**Short task**
Go through the data and copy every line exactly, but not the images.

**Source excerpt**
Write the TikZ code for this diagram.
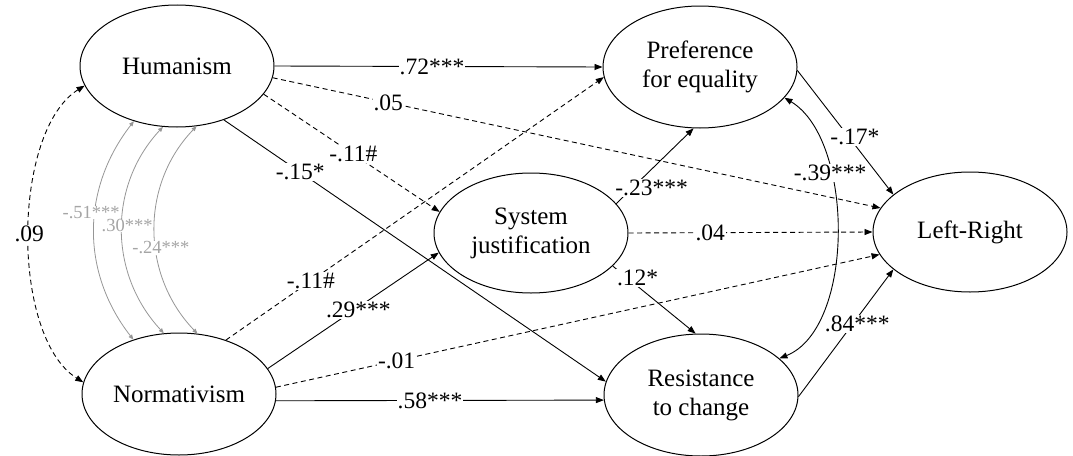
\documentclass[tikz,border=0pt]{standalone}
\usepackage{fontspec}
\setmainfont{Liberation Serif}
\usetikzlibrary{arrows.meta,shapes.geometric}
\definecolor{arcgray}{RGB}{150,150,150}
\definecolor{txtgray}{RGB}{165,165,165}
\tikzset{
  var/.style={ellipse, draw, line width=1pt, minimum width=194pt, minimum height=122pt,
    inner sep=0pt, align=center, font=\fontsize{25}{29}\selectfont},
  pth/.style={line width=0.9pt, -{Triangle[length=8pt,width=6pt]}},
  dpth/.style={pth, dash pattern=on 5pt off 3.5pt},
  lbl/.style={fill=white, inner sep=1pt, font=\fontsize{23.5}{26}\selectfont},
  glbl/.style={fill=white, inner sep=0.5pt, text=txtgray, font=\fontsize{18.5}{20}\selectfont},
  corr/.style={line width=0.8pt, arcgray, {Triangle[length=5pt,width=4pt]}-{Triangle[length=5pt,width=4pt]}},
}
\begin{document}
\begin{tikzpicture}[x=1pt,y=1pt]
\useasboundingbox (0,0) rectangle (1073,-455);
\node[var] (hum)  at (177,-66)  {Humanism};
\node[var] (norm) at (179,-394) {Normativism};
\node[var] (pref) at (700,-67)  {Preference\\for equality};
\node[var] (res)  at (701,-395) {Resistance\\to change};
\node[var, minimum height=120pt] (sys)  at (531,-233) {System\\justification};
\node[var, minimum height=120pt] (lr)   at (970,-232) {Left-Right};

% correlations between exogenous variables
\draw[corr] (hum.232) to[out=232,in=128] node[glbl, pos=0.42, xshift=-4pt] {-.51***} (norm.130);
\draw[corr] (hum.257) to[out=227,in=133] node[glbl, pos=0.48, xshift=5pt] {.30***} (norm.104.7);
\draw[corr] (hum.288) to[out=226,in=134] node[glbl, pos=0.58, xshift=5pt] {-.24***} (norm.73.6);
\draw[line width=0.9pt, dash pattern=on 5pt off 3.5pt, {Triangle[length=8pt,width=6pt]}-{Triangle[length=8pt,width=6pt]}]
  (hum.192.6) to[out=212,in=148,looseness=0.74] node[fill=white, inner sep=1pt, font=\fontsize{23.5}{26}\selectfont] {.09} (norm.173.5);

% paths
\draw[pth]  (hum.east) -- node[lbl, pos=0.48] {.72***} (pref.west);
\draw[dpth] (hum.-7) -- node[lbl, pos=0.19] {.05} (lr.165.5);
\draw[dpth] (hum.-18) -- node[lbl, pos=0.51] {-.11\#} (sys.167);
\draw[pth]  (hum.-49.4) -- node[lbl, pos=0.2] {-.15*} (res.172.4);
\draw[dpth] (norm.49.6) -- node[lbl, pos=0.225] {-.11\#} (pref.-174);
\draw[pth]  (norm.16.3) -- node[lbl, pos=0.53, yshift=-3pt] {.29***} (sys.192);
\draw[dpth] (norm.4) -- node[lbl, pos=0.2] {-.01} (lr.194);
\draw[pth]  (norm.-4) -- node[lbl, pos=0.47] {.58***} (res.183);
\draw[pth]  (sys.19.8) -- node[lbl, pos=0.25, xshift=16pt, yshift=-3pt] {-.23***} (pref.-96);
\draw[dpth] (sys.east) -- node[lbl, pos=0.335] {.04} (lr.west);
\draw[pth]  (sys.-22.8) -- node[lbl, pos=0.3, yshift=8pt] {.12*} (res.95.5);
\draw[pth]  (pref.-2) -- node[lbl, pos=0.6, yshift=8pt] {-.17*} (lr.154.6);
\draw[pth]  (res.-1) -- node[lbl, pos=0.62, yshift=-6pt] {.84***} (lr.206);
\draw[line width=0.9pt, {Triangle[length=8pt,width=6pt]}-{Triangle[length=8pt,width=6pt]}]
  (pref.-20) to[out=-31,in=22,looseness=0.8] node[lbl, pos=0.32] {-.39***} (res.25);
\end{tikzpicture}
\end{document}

**The answer**
Write the TikZ code for this diagram.
\documentclass[tikz,border=0pt]{standalone}
\usepackage{fontspec}
\setmainfont{Liberation Serif}
\usetikzlibrary{arrows.meta,shapes.geometric}
\definecolor{arcgray}{RGB}{150,150,150}
\definecolor{txtgray}{RGB}{165,165,165}
\tikzset{
  var/.style={ellipse, draw, line width=1pt, minimum width=194pt, minimum height=122pt,
    inner sep=0pt, align=center, font=\fontsize{25}{29}\selectfont},
  pth/.style={line width=0.9pt, -{Triangle[length=8pt,width=6pt]}},
  dpth/.style={pth, dash pattern=on 5pt off 3.5pt},
  lbl/.style={fill=white, inner sep=1pt, font=\fontsize{23.5}{26}\selectfont},
  glbl/.style={fill=white, inner sep=0.5pt, text=txtgray, font=\fontsize{18.5}{20}\selectfont},
  corr/.style={line width=0.8pt, arcgray, {Triangle[length=5pt,width=4pt]}-{Triangle[length=5pt,width=4pt]}},
}
\begin{document}
\begin{tikzpicture}[x=1pt,y=1pt]
\useasboundingbox (0,0) rectangle (1073,-455);
\node[var] (hum)  at (177,-66)  {Humanism};
\node[var] (norm) at (179,-394) {Normativism};
\node[var] (pref) at (700,-67)  {Preference\\for equality};
\node[var] (res)  at (701,-395) {Resistance\\to change};
\node[var, minimum height=120pt] (sys)  at (531,-233) {System\\justification};
\node[var, minimum height=120pt] (lr)   at (970,-232) {Left-Right};

% correlations between exogenous variables
\draw[corr] (hum.232) to[out=232,in=128] node[glbl, pos=0.42, xshift=-4pt] {-.51***} (norm.130);
\draw[corr] (hum.257) to[out=227,in=133] node[glbl, pos=0.48, xshift=5pt] {.30***} (norm.104.7);
\draw[corr] (hum.288) to[out=226,in=134] node[glbl, pos=0.58, xshift=5pt] {-.24***} (norm.73.6);
\draw[line width=0.9pt, dash pattern=on 5pt off 3.5pt, {Triangle[length=8pt,width=6pt]}-{Triangle[length=8pt,width=6pt]}]
  (hum.192.6) to[out=212,in=148,looseness=0.74] node[fill=white, inner sep=1pt, font=\fontsize{23.5}{26}\selectfont] {.09} (norm.173.5);

% paths
\draw[pth]  (hum.east) -- node[lbl, pos=0.48] {.72***} (pref.west);
\draw[dpth] (hum.-7) -- node[lbl, pos=0.19] {.05} (lr.165.5);
\draw[dpth] (hum.-18) -- node[lbl, pos=0.51] {-.11\#} (sys.167);
\draw[pth]  (hum.-49.4) -- node[lbl, pos=0.2] {-.15*} (res.172.4);
\draw[dpth] (norm.49.6) -- node[lbl, pos=0.225] {-.11\#} (pref.-174);
\draw[pth]  (norm.16.3) -- node[lbl, pos=0.53, yshift=-3pt] {.29***} (sys.192);
\draw[dpth] (norm.4) -- node[lbl, pos=0.2] {-.01} (lr.194);
\draw[pth]  (norm.-4) -- node[lbl, pos=0.47] {.58***} (res.183);
\draw[pth]  (sys.19.8) -- node[lbl, pos=0.25, xshift=16pt, yshift=-3pt] {-.23***} (pref.-96);
\draw[dpth] (sys.east) -- node[lbl, pos=0.335] {.04} (lr.west);
\draw[pth]  (sys.-22.8) -- node[lbl, pos=0.3, yshift=8pt] {.12*} (res.95.5);
\draw[pth]  (pref.-2) -- node[lbl, pos=0.6, yshift=8pt] {-.17*} (lr.154.6);
\draw[pth]  (res.-1) -- node[lbl, pos=0.62, yshift=-6pt] {.84***} (lr.206);
\draw[line width=0.9pt, {Triangle[length=8pt,width=6pt]}-{Triangle[length=8pt,width=6pt]}]
  (pref.-20) to[out=-31,in=22,looseness=0.8] node[lbl, pos=0.32] {-.39***} (res.25);
\end{tikzpicture}
\end{document}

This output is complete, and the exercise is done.